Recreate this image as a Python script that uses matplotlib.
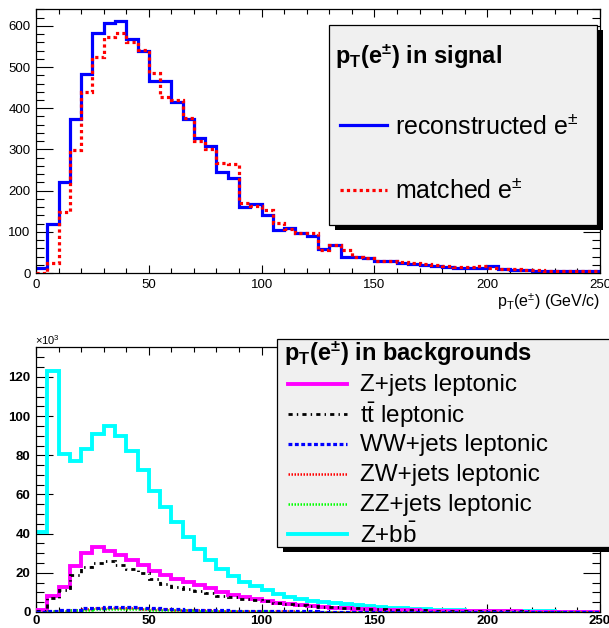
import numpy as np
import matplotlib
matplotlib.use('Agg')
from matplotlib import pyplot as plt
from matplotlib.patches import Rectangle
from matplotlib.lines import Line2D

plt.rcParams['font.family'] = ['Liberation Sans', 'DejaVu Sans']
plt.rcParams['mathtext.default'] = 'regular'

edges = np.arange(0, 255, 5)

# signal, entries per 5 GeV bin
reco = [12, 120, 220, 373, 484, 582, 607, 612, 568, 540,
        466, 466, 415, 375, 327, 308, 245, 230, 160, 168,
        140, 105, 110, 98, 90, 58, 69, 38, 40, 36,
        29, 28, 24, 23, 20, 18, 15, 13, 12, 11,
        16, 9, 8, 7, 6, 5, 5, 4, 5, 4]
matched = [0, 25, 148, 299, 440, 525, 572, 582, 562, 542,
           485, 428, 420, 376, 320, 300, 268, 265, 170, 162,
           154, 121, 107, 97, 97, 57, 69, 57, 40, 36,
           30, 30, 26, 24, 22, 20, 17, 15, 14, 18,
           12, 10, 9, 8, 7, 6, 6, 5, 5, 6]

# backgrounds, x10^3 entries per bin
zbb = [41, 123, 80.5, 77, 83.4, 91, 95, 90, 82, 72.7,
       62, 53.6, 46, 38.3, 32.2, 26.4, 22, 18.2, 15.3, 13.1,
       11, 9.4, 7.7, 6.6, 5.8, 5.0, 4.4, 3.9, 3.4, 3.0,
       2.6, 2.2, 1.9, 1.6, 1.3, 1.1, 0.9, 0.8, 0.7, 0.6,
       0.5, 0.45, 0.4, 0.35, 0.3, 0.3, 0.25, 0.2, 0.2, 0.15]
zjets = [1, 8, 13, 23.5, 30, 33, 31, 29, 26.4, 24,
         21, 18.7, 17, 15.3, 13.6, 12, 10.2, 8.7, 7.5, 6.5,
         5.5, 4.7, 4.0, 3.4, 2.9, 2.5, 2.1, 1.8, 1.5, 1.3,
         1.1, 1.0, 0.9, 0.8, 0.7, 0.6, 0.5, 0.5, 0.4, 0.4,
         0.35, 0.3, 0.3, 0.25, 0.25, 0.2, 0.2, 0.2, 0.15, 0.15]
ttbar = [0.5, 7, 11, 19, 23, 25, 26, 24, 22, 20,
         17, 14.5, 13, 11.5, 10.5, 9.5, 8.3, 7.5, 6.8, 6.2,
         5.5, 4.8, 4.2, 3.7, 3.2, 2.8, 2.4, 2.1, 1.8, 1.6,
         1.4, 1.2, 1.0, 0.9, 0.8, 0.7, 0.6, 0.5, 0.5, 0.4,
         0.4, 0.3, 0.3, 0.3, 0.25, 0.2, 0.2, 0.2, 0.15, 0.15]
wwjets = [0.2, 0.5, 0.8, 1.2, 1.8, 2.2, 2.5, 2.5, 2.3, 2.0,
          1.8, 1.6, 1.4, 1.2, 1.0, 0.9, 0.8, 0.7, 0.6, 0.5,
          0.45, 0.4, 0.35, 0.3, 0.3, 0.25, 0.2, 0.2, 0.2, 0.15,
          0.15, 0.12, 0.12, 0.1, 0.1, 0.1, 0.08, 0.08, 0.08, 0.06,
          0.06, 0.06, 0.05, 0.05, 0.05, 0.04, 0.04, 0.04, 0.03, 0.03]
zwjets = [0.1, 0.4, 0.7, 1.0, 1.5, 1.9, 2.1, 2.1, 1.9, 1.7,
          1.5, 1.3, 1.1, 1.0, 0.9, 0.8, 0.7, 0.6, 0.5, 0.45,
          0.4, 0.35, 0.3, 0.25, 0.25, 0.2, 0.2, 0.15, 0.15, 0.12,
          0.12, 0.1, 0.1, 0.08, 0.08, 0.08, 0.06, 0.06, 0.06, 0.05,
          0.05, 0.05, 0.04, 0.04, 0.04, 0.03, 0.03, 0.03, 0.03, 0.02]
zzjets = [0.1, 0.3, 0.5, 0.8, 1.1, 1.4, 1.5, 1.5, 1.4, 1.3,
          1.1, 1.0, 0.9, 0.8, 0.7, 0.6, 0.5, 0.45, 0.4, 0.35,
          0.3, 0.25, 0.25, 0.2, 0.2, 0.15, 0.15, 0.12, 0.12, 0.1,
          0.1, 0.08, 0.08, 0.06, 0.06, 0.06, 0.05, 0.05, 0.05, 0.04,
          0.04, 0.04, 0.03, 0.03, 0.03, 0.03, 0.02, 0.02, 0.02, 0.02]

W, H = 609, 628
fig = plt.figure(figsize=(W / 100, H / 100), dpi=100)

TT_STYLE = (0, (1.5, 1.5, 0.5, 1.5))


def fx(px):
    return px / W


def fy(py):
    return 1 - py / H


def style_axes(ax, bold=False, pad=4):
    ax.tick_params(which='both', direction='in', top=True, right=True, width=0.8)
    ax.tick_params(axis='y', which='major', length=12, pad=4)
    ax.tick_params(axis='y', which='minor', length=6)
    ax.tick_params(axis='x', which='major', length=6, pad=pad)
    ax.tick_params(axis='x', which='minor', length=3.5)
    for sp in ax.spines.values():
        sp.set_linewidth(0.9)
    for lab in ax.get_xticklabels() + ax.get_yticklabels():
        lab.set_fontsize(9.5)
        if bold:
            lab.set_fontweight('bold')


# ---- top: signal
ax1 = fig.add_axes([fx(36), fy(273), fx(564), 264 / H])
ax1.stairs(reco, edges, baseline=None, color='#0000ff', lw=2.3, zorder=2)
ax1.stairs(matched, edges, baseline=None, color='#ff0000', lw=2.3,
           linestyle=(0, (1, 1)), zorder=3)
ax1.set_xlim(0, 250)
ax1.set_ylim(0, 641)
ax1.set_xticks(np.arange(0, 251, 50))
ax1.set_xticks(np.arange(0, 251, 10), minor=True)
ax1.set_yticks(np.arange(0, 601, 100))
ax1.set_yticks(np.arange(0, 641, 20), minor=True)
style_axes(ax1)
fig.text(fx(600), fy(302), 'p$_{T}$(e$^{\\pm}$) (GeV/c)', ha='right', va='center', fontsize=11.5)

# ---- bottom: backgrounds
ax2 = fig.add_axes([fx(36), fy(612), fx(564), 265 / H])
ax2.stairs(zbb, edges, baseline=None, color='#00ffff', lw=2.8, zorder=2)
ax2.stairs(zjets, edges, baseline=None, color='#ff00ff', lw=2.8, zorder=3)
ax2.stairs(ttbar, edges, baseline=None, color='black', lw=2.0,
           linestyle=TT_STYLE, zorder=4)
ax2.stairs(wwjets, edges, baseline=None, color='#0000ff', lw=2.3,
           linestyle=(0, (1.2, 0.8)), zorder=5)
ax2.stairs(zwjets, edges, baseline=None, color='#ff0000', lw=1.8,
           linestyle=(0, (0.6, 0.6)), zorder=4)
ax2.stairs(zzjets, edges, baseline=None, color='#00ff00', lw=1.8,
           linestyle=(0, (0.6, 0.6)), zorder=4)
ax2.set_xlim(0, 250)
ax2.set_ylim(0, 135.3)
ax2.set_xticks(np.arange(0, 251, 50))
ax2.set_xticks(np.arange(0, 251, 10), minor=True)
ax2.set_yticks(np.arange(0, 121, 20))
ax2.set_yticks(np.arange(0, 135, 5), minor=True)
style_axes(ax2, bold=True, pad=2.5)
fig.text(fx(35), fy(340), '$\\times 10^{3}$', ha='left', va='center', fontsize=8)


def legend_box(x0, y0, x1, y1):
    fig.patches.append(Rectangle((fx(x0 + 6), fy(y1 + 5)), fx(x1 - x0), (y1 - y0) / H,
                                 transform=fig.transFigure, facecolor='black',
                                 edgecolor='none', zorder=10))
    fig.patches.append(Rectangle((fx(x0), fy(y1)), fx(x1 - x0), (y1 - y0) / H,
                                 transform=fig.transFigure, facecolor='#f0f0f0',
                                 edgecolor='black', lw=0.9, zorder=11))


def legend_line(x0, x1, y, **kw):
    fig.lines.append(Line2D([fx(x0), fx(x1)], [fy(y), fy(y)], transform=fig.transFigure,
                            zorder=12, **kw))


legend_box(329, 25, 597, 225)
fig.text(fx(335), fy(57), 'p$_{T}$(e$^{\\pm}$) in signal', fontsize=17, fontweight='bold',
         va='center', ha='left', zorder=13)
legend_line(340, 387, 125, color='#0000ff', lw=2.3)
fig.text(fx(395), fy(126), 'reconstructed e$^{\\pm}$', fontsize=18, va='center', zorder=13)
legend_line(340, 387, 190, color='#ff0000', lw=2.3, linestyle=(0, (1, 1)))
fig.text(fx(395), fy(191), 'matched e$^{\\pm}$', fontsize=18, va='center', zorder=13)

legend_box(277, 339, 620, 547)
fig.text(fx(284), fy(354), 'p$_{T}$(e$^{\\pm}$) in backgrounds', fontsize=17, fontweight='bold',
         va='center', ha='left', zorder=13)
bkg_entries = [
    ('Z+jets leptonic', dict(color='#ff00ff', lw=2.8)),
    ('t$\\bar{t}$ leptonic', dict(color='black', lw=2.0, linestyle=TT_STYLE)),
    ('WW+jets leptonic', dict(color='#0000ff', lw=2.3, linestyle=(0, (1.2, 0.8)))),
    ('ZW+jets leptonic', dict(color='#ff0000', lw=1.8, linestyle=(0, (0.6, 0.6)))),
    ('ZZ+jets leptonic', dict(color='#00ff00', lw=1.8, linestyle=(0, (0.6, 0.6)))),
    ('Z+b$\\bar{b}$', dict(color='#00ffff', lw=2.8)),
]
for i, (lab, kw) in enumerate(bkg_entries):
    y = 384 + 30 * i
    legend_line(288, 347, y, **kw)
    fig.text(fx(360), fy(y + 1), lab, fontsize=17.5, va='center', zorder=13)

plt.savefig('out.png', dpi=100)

- **STATED GOAL**
Return exactly what appears from the opening line of the material through the line with "12, 10, 9, 8, 7, 6, 6, 5, 5, 6]", apart from the pictures.

- **CORRECT ANSWER**
Recreate this image as a Python script that uses matplotlib.
import numpy as np
import matplotlib
matplotlib.use('Agg')
from matplotlib import pyplot as plt
from matplotlib.patches import Rectangle
from matplotlib.lines import Line2D

plt.rcParams['font.family'] = ['Liberation Sans', 'DejaVu Sans']
plt.rcParams['mathtext.default'] = 'regular'

edges = np.arange(0, 255, 5)

# signal, entries per 5 GeV bin
reco = [12, 120, 220, 373, 484, 582, 607, 612, 568, 540,
        466, 466, 415, 375, 327, 308, 245, 230, 160, 168,
        140, 105, 110, 98, 90, 58, 69, 38, 40, 36,
        29, 28, 24, 23, 20, 18, 15, 13, 12, 11,
        16, 9, 8, 7, 6, 5, 5, 4, 5, 4]
matched = [0, 25, 148, 299, 440, 525, 572, 582, 562, 542,
           485, 428, 420, 376, 320, 300, 268, 265, 170, 162,
           154, 121, 107, 97, 97, 57, 69, 57, 40, 36,
           30, 30, 26, 24, 22, 20, 17, 15, 14, 18,
           12, 10, 9, 8, 7, 6, 6, 5, 5, 6]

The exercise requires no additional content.